Los estudios de estética aplicados al arte africano tienen el inconveniente de una evidente ausencia de reflexiones por escrito. Si la filosofía del arte se puede dividir en teoría de la creación artística y teoría de la percepción estética, en África la falta de fuentes escritas provoca la práctica imposibilidad de la primera acepción. Así, para designar la estética aplicada a formas culturales ajenas a la escritura se forjó el término «etnoestética», concepto de filiación occidental no exento de un cierto eurocentrismo. La mayoría de estudios realizados sobre la percepción estética en las culturas africanas están vinculados a la antropología, centrados en el estudio particular de una cultura o bien en el análisis comparativo de diversas manifestaciones culturales. Debido a la multiplicidad de etnias y culturas repartidas por todo el continente, la mayoría de análisis se centran en el estudio comparativo y sintético de las diversas manifestaciones artísticas africanas, para establecer unos criterios comunes que permitan hablar de una «estética africana» –término introducido por Susan M. Vogel[233]​ que no deja de tener un carácter algo simplista–.[234]

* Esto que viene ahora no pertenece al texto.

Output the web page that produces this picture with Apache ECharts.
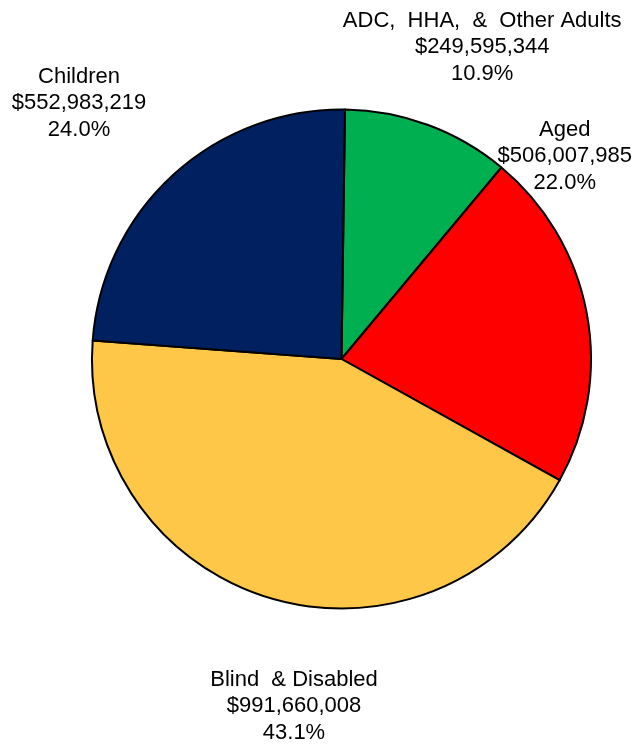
<!DOCTYPE html>
<html>
<head>
<meta charset="utf-8">
<style>
  html, body { margin: 0; padding: 0; background: #ffffff; }
  #chart { width: 639px; height: 744px; }
</style>
<script src="https://cdn.jsdelivr.net/npm/echarts@6/dist/echarts.min.js"></script>
</head>
<body>
<div id="chart"></div>
<script>
// Spending by eligibility group
const categories = ['ADC,  HHA,  &  Other Adults', 'Aged', 'Blind  & Disabled', 'Children'];
const amounts = [249595344, 506007985, 991660008, 552983219];
const sliceColors = ['#00B050', '#FF0000', '#FEC748', '#002060'];

// Where each label block sits, relative to the slice's mid point on the rim
const labelOffsets = [[54, -78], [-22, -157], [24, 108], [-94, -72]];

const chart = echarts.init(document.getElementById('chart'), null, { renderer: 'canvas' });

chart.setOption({
  animation: false,
  backgroundColor: '#ffffff',
  series: [{
    type: 'pie',
    center: [341.5, 359],
    radius: 249.5,
    startAngle: 89.2,
    clockwise: true,
    avoidLabelOverlap: false,
    percentPrecision: 1,
    itemStyle: { borderColor: '#000000', borderWidth: 2 },
    label: {
      show: true,
      position: 'outside',
      fontFamily: 'Liberation Sans, Arial, sans-serif',
      fontSize: 22,
      lineHeight: 26.5,
      color: '#000000',
      formatter: p => p.name + '\n$' + p.value.toLocaleString('en-US') + '\n' + p.percent.toFixed(1) + '%'
    },
    labelLine: { show: true, length: 0, length2: 0, lineStyle: { opacity: 0 } },
    labelLayout: params => {
      const pts = params.labelLinePoints;
      const off = labelOffsets[params.dataIndex];
      if (!pts) return {};
      return {
        x: pts[0][0] + off[0],
        y: pts[0][1] + off[1],
        align: 'center',
        verticalAlign: 'middle'
      };
    },
    emphasis: { disabled: true },
    data: categories.map((name, i) => ({
      name: name,
      value: amounts[i],
      itemStyle: { color: sliceColors[i] }
    }))
  }]
});
</script>
</body>
</html>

Según estas premisas, se pueden percibir en el arte africano en general unos cuantos conceptos en común, como serían: el naturalismo –que no implica realismo, sino inspiración en formas naturales–, la búsqueda del equilibrio y la proporción, la simetría, la originalidad, el geometrismo, la estilización, el expresionismo, la tendencia al paidomorfismo –imágenes en forma de niño, por la preferencia hacia la juventud como edad ideal del ser humano–, la búsqueda de la tridimensionalidad en escultura con una cierta tendencia a la frontalidad, el gusto por la forma redonda, la predilección por la claridad, la luminosidad, el lustre, la pulidez, el rechazo de la rugosidad –que relacionan a la enfermedad–, etc. También hay que mencionar la indisoluble relación del arte con múltiples creencias religiosas, ritos y ceremonias de diversa índole, desde la magia hasta el animismo –de ahí la importancia de máscaras y fetiches–, siendo el arte la principal manifestación cultural de numerosos pueblos africanos. Asimismo, el arte está interrelacionado con la naturaleza, ya que para la mayoría de pueblos africanos los elementos naturales tienen carácter sagrado, y pueden ser fuerzas benéficas o destructoras. Por último, cabe remarcar que el arte africano influyó poderosamente en las vanguardias artísticas europeas de principios del siglo XX, debido al colonialismo y a la apertura de numerosos museos de etnología en la mayoría de ciudades europeas. En particular, a los jóvenes artistas europeos les interesó vivamente la estilización geométrica de la escultura africana, su carácter expresivo y su aire primitivo, original, espontáneo, subjetivo, producto de una fuerte interrelación entre la naturaleza y el ser humano.[235]